Nothing but the lines from the top of the data to the line holding "import plotly.graph_objects as go" should be printed, word for word and both ends included; leave the pictures out.

**SOURCE MATERIAL:**
══════════

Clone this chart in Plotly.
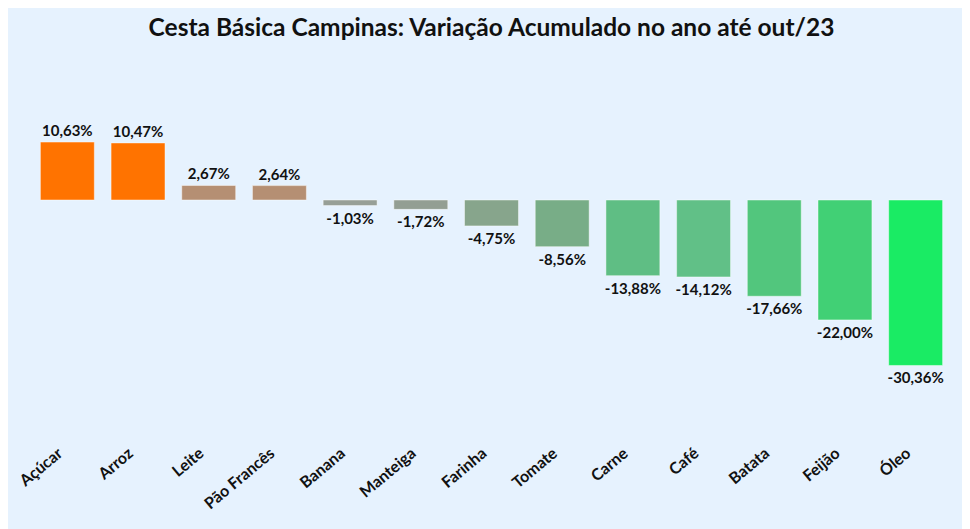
import plotly.graph_objects as go

categories = ["Açúcar", "Arroz", "Leite", "Pão Francês", "Banana", "Manteiga",
              "Farinha", "Tomate", "Carne", "Café", "Batata", "Feijão", "Óleo"]
values = [10.63, 10.47, 2.67, 2.64, -1.03, -1.72, -4.75, -8.56, -13.88, -14.12,
          -17.66, -22.00, -30.36]
colors = ["#FF7300", "#FF7300", "#B58F73", "#B58F73", "#979F97", "#939E93",
          "#87A58C", "#78AD87", "#5FBE84", "#61C087", "#52C67D", "#41D075", "#1AEB64"]
labels = [f"<b>{v:.2f}".replace(".", ",") + "%</b>" for v in values]
title_text = "Cesta Básica Campinas: Variação Acumulado no ano até out/23"

# page has an 8px body margin; figure is sized to fit the 970x529 window
OFF = 8
W, H = 970 - OFF, 529 - OFF
ml, mr, mt, mb = 24, 19, 52, 89
fontfam = "Lato, 'Open Sans', sans-serif"

fig = go.Figure(go.Bar(
    x=categories, y=values,
    marker=dict(color=colors, line=dict(color="rgba(255,255,255,0.45)", width=1)),
    text=labels, textposition="outside", constraintext="none", cliponaxis=False,
    textfont=dict(family=fontfam, size=15, color="#111111"),
    hoverinfo="x+y",
))

px_per_unit = 5.45
base = 200 - OFF
y_top = (base - mt) / px_per_unit
y_bot = -((H - mb) - base) / px_per_unit

fig.update_layout(
    width=W, height=H,
    margin=dict(l=ml, r=mr, t=mt, b=mb, autoexpand=False),
    paper_bgcolor="#E6F2FE",
    plot_bgcolor="rgba(0,0,0,0)",
    bargap=0.237,
    showlegend=False,
    title=dict(text=f"<b>{title_text}</b>", x=483.5 / W, xanchor="center",
               xref="container", y=1 - 19 / H, yanchor="middle", yref="container",
               font=dict(family=fontfam, size=24.5, color="#111111")),
    xaxis=dict(tickangle=-40, showgrid=False, zeroline=False, showline=False, ticks="",
               automargin=False, ticklabelshift=-9,
               tickfont=dict(family=fontfam, size=16, color="#111111"),
               tickprefix="<b>", ticksuffix="</b>"),
    yaxis=dict(range=[y_bot, y_top], visible=False, showgrid=False, zeroline=False,
               automargin=False),
)

fig.write_html("out.html")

══════════

**CORRECT RESULT:**
Clone this chart in Plotly.
import plotly.graph_objects as go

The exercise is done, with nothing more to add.